Les robots, chez lui on n’a rien contre, surtout s’ils peuvent effectuer des tâches ingrates, comme traire les vaches. Quand il pense réseau, il choisit l’image du vol d’étourneaux qui, sans suivre un chef, reste toujours groupé dans ses évolutions les plus acrobatiques sans jamais d’accident. Et quand il rêve robot, il imagine déjà celui qui désherberait brin par brin en séparant les nuisibles des autres herbes. Une sorte de poule intelligente…
D’emblée il se positionne dans les grandes querelles qui divise l’agriculture. Il est productiviste. Parce que la population mondiale augmente. Parce que l’Asie et l’Afrique auront besoin de se nourrir. Parce que la pénurie guette. Parce que les énergies fossiles auront besoin, pense-t-il, du relais des énergies d’origine agricole.
Pour autant il ne pense pas que la productivité agricole doive rester éternellement liée à l’épandage massif d’engrais sur des terres appauvries par la monoculture.
Il ne sait pas exactement de quoi l’avenir sera fait. Mais il est certain que c’est de la connaissance qu’émergera l’agriculture moderne. Connaissance des sols, de la météo, des associations de plantes (permaculture), des maladies et de la manière de les prévenir, des assolements, etc.
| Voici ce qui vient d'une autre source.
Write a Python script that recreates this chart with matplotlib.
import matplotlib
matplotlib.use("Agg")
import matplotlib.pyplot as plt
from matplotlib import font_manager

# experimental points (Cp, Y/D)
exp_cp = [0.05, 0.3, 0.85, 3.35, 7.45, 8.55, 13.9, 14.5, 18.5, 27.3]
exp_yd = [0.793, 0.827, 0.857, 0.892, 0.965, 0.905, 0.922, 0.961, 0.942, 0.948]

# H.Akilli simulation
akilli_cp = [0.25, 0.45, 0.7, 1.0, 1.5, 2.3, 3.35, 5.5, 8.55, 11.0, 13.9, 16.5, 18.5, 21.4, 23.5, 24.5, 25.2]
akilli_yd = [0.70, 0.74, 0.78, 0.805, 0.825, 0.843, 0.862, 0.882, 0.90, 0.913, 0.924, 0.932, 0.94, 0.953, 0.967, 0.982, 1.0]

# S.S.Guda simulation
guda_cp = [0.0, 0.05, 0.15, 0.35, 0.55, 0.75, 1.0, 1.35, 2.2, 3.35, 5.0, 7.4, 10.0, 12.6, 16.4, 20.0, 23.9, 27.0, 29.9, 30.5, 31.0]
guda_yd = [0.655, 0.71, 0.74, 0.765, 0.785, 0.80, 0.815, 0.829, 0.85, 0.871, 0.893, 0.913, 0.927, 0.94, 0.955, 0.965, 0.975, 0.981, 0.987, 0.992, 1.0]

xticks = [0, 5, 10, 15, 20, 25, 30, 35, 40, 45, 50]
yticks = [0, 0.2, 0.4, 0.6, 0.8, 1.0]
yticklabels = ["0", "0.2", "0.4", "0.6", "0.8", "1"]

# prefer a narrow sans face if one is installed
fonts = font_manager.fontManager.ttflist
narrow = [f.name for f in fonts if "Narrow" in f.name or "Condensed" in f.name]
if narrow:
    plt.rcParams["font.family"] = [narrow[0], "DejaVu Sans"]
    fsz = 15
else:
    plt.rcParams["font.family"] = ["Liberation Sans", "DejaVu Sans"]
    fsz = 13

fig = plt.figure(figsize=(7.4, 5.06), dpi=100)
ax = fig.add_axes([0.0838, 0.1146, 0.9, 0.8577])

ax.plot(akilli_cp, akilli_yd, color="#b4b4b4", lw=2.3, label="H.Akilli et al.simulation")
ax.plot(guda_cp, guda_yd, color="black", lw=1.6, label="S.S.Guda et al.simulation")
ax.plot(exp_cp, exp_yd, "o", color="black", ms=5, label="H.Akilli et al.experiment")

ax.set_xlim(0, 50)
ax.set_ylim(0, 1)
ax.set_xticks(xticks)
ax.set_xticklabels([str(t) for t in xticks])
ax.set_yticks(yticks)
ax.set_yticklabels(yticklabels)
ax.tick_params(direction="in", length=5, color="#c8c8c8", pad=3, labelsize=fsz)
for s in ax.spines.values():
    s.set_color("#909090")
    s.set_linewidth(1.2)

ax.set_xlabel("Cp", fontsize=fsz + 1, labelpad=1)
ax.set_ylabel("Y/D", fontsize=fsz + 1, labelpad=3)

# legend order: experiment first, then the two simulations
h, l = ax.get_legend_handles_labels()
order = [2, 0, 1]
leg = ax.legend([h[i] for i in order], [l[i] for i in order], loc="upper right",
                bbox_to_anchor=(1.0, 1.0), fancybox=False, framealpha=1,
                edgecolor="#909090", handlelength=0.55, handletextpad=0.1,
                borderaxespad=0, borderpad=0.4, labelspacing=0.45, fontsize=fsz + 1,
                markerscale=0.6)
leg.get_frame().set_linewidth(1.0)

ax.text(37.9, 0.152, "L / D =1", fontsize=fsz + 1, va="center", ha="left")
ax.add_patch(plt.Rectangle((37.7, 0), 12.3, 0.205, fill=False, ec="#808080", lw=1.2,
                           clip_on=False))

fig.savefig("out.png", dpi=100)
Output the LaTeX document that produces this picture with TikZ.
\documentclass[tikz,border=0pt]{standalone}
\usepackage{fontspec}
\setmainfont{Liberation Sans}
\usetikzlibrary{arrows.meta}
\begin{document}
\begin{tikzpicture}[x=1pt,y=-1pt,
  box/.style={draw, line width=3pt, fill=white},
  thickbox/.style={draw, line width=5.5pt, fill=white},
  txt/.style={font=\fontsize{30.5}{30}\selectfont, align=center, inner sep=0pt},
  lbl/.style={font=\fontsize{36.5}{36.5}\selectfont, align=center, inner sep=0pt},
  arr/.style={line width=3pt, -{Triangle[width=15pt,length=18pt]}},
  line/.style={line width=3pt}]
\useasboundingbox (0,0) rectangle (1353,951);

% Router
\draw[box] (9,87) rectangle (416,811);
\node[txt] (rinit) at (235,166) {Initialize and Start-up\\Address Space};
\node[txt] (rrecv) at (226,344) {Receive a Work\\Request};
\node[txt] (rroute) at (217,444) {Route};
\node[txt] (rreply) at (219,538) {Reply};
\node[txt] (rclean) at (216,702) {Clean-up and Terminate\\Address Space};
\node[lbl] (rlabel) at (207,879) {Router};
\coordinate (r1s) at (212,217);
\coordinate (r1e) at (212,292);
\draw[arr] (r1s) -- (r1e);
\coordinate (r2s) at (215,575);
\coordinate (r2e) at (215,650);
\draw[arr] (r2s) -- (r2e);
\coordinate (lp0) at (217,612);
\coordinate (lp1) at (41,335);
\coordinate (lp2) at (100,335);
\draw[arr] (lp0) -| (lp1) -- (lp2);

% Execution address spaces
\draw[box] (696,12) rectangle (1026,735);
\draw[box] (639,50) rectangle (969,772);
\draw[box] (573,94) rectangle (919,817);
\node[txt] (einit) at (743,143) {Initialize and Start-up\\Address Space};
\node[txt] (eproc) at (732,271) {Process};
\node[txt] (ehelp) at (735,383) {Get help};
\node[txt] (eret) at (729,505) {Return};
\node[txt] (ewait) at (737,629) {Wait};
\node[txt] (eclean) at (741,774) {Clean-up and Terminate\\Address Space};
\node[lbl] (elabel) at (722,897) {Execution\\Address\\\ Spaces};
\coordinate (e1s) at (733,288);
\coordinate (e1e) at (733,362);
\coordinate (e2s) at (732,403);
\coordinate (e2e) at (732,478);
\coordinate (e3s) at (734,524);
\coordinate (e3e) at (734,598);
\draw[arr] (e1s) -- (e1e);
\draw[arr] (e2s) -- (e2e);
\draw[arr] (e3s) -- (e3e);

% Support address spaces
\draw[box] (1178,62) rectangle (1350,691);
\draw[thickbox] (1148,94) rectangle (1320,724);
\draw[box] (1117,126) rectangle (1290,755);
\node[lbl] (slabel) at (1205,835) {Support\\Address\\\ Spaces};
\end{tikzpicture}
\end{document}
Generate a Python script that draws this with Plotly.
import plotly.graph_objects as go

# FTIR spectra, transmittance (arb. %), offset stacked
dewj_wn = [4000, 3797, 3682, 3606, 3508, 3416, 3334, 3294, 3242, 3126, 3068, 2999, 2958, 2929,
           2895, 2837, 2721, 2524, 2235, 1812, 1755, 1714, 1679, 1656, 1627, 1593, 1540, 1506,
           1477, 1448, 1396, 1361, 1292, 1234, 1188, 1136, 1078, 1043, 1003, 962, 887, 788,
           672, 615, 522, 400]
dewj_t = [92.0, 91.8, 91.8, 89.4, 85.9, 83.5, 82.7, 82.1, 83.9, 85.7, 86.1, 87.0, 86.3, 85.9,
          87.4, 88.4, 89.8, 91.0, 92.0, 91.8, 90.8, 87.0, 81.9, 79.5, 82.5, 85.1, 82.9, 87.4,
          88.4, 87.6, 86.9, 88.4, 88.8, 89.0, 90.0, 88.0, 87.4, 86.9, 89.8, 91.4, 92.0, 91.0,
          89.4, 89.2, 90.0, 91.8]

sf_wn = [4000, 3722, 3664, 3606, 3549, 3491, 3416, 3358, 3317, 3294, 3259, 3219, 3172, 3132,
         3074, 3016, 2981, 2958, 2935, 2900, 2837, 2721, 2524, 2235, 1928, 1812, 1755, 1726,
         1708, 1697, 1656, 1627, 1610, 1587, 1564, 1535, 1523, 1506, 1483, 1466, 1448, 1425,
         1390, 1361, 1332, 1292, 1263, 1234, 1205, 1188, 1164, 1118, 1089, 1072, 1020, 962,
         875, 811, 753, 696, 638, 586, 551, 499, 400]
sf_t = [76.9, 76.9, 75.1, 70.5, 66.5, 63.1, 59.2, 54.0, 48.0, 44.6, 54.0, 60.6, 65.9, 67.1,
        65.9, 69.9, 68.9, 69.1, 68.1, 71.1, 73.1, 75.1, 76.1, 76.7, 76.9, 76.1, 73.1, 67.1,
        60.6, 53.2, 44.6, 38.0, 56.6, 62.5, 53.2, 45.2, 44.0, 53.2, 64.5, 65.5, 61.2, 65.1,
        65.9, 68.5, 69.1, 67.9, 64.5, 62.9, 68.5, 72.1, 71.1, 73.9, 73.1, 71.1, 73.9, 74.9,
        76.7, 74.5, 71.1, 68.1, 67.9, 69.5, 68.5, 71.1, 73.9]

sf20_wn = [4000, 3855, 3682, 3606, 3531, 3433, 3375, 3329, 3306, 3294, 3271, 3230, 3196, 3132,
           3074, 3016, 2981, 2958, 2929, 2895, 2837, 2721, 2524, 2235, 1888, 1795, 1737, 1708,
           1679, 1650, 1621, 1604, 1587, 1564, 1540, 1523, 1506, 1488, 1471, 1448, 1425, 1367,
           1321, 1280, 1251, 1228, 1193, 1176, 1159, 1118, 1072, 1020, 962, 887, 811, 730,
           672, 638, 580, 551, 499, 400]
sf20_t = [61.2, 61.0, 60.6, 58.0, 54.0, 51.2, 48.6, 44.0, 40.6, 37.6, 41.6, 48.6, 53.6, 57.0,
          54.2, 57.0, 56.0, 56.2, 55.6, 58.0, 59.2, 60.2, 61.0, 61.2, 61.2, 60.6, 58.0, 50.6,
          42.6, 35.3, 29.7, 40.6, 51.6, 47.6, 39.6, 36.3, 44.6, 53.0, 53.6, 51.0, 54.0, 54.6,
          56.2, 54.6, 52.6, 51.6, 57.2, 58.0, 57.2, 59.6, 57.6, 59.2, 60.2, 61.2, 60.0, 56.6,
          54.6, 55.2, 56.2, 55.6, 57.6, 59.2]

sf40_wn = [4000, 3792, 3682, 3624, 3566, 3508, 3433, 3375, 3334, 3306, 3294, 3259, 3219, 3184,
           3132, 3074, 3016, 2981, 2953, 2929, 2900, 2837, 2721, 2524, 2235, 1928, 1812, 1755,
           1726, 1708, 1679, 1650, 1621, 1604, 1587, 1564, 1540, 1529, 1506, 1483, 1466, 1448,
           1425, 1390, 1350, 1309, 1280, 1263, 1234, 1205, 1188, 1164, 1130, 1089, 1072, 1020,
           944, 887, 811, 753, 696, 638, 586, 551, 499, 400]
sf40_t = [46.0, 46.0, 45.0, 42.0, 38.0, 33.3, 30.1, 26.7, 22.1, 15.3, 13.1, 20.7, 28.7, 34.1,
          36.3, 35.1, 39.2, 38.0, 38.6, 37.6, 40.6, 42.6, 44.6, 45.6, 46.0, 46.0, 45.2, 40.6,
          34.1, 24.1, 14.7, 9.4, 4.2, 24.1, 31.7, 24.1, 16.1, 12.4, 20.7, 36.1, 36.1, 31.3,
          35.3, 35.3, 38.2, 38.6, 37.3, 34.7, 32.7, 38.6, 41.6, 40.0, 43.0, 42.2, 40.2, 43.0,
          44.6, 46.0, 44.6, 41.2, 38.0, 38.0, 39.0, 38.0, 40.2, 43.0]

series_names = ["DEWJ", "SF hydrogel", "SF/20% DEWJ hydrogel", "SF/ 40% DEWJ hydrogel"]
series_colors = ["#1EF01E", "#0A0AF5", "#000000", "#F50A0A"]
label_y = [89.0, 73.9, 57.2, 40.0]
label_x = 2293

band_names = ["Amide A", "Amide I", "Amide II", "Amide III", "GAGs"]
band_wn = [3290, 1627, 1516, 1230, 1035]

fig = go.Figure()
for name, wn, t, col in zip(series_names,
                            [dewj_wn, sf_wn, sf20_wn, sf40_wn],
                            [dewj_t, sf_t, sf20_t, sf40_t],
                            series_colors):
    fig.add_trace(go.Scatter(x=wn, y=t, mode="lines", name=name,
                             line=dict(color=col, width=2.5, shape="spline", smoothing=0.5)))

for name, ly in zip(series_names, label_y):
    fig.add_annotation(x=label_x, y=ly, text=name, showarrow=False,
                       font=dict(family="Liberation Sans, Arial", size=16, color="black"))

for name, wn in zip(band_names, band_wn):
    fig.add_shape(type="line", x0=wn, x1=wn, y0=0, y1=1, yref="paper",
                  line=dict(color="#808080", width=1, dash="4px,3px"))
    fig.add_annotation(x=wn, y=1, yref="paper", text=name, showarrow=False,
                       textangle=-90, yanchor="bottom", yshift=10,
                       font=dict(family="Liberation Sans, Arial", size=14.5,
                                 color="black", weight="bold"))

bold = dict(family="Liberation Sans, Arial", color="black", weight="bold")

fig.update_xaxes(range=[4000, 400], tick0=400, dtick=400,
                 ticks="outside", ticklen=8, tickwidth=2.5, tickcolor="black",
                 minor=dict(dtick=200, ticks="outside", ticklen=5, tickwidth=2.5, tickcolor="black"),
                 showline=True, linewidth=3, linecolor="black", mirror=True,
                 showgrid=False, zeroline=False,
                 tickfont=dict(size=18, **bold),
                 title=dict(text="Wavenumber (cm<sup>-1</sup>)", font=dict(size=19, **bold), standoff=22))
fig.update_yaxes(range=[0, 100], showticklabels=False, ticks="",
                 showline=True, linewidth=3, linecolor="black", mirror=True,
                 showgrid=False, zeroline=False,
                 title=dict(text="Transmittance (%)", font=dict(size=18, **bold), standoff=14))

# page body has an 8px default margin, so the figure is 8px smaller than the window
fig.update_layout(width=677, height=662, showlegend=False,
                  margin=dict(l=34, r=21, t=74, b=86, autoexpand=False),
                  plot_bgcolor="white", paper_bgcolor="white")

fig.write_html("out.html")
Cette connaissance viendra autant du partage de l’expérience et des millions de données accumulées (les big data) que des produits innovants. L’internet des objets permettra de surveiller le respect des procédures.
Le défi pour les agriculteurs est d’organiser eux-mêmes la mutualisation de ces expériences plutôt que de se faire revendre la connaissance au prix fort par quelques grandes entreprises géantes du type Monsanto… ou Google… Les technologies de type blockchain (celle qui a été rendue célèbre par le bitcoin) peuvent les y aider dans la mesure où elles permettent de faire circuler de l’information en toute sécurité sans « tiers de confiance », sans « notaire » ou « banquier ». Ces mêmes technologies doivent aider à faire évoluer les circuits de distribution et d’information des consommateurs, même à l’exportation. Elles permettent une traçabilité parfaite. « Le consommateur chinois veut aussi savoir ce qu’il mange », et c’est même une des raisons pour lesquelles il s’intéresse aux produits français (par exemple les laits infantiles).
Plus généralement c’est donc un programme de reprise en main de leur destin par les exploitations familiales que cet optimiste a en tête. Mais pas question que la productivité en pâtisse. Pour lui la ferme des 1000 veaux installée en Creuse ne pose pas les mêmes problèmes que la ferme des 1000 vaches parce qu’elle est « l’œuvre commune de 40 exploitants ».